NS told SCOTUS in a November 2023 petition that “rates it sets on the Belt Line—which CSX called ‘prohibitively expensive’ in its complaint—fall under an STB antitrust exemption for transactions ‘within a corporate family that do not result in adverse changes in service level,’ Law360 noted.Norfolk Southern also argued that a D.C. Circuit decision to uphold the STB’s finding in June [2023] created a circuit split over which courts have jurisdiction over certain STB decisions.

“The STB and CSX each asked the Supreme Court to reject Norfolk Southern’s petition, with the former calling the dispute a ‘factbound issue’ and pointing out that, despite its claims of a circuit split, Norfolk Southern actually agreed with the jurisdictional determination the D.C. Circuit made when it upheld the STB finding. Norfolk Southern claimed in its petition that the STB’s 2022 finding was a reversal from 1998, when it said the Board authorized Norfolk Southern’s control seven years after a 1991 Interstate Commerce Commission said the same.

“‘The ICC and STB approved Norfolk Southern’s control over the Belt Line, And that should come as no surprise to CSX …, a Norfolk Southern competitor that owns the remaining 42.86% of the Belt Line’s shares and has long ‘acknowledg[ed] and accept[ed] [Norfolk Southern’s] majority ownership and control’” of the Belt Line, [NS] wrote. But in its response brief, the Board claimed that it never authorized a ‘corporate-family’ exemption for Norfolk Southern’s control over the Belt Line. Instead, the STB told the justices, it had cleared a much narrower corporate restructuring.

“‘The Board issued an order [in 2022] holding that the ICC had not authorized petitioner’s corporate family to acquire control over the Belt Line in 1982, and further holding that the ICC and Board had not authorized the corporate family to acquire control over the Belt Line when the agencies approved the 1991 and 1998 internal corporate reorganizations,’ the STB wrote.”

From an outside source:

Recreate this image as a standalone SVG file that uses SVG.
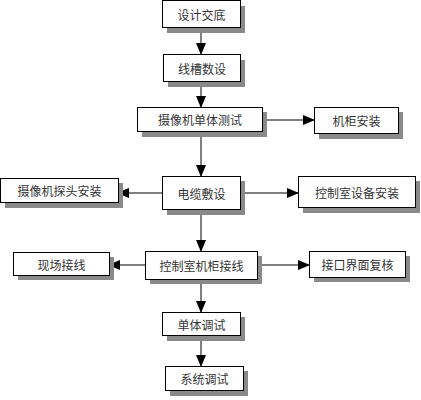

CSX alleges in its suit that NS “has been using the fees to squeeze CSX out from the Belt Line, a key [Class III Switching & Terminal railroad] for interchanging cars between lines and accessing the Norfolk International Terminals at the Port of Virginia,” Law360 reported. “That proceeding was put on hold when the district court asked for the STB’s opinion on the control issue. But after the Board’s finding, the lower court still granted summary judgment in favor of Norfolk Southern, writing that CSX lacked evidence that it ‘was actually damaged’ by Norfolk Southern’s fees and holding that the plaintiff was barred by the statute of limitations. CSX is appealing to the Fourth Circuit.”

CSX said in its February 2024 SCOTUS filing “that there were no substantive legal questions raised by Norfolk Southern in its appeal of the STB’s decision,” Law360 noted. “As for the merits of the board’s order, which is Norfolk Southern’s real concern, there is no conflict in the circuits on the narrow and technical question presented, which has not been considered by any other court of appeals,” CSX said.

A Class III S&T incorporated in the Commonwealth of Virginia as the Southeastern & Atlantic Railroad Company in 1896, NPBL is owned 57% by Norfolk Southern and 43% by CSX. It currently owns 26 route-miles (36 track-miles) and operates 27 route-miles under trackage rights in the Hampton Roads communities of Norfolk, Portsmouth and Chesapeake, Va. NPBL adopted its current corporate name in 1898 and acquired and absorbed the Elizabeth River Railroad in 1910. It was originally formed by Norfolk & Western, Chesapeake & Ohio, Southern Railway Co., New York, Philadelphia & Norfolk, Atlantic & Danville Railway, Atlantic Coast Line, Norfolk Southern Railway (1942–1982), and Seaboard Air Line. NPBL interchanges with Chesapeake & Albemarle Railroad, CSX and NS. NPBL serves 24 marine terminals and industries, linking the deepwater port from Sewells Point to Portsmouth Marine Terminal, including the Southern Branch Elizabeth River. It operates one main classification yard located in the South Norfolk area of Chesapeake, where its headquarters, T&E and maintenance-of-way facilities are also located.

1948 N&PBL (Norfolk & Portsmouth Belt Line Railroad) map showing railroad system and major customers in City of Norfolk, City of Portsmouth, Norfolk County/Incorporated Town of South Norfolk (now Chesapeake), Virginia.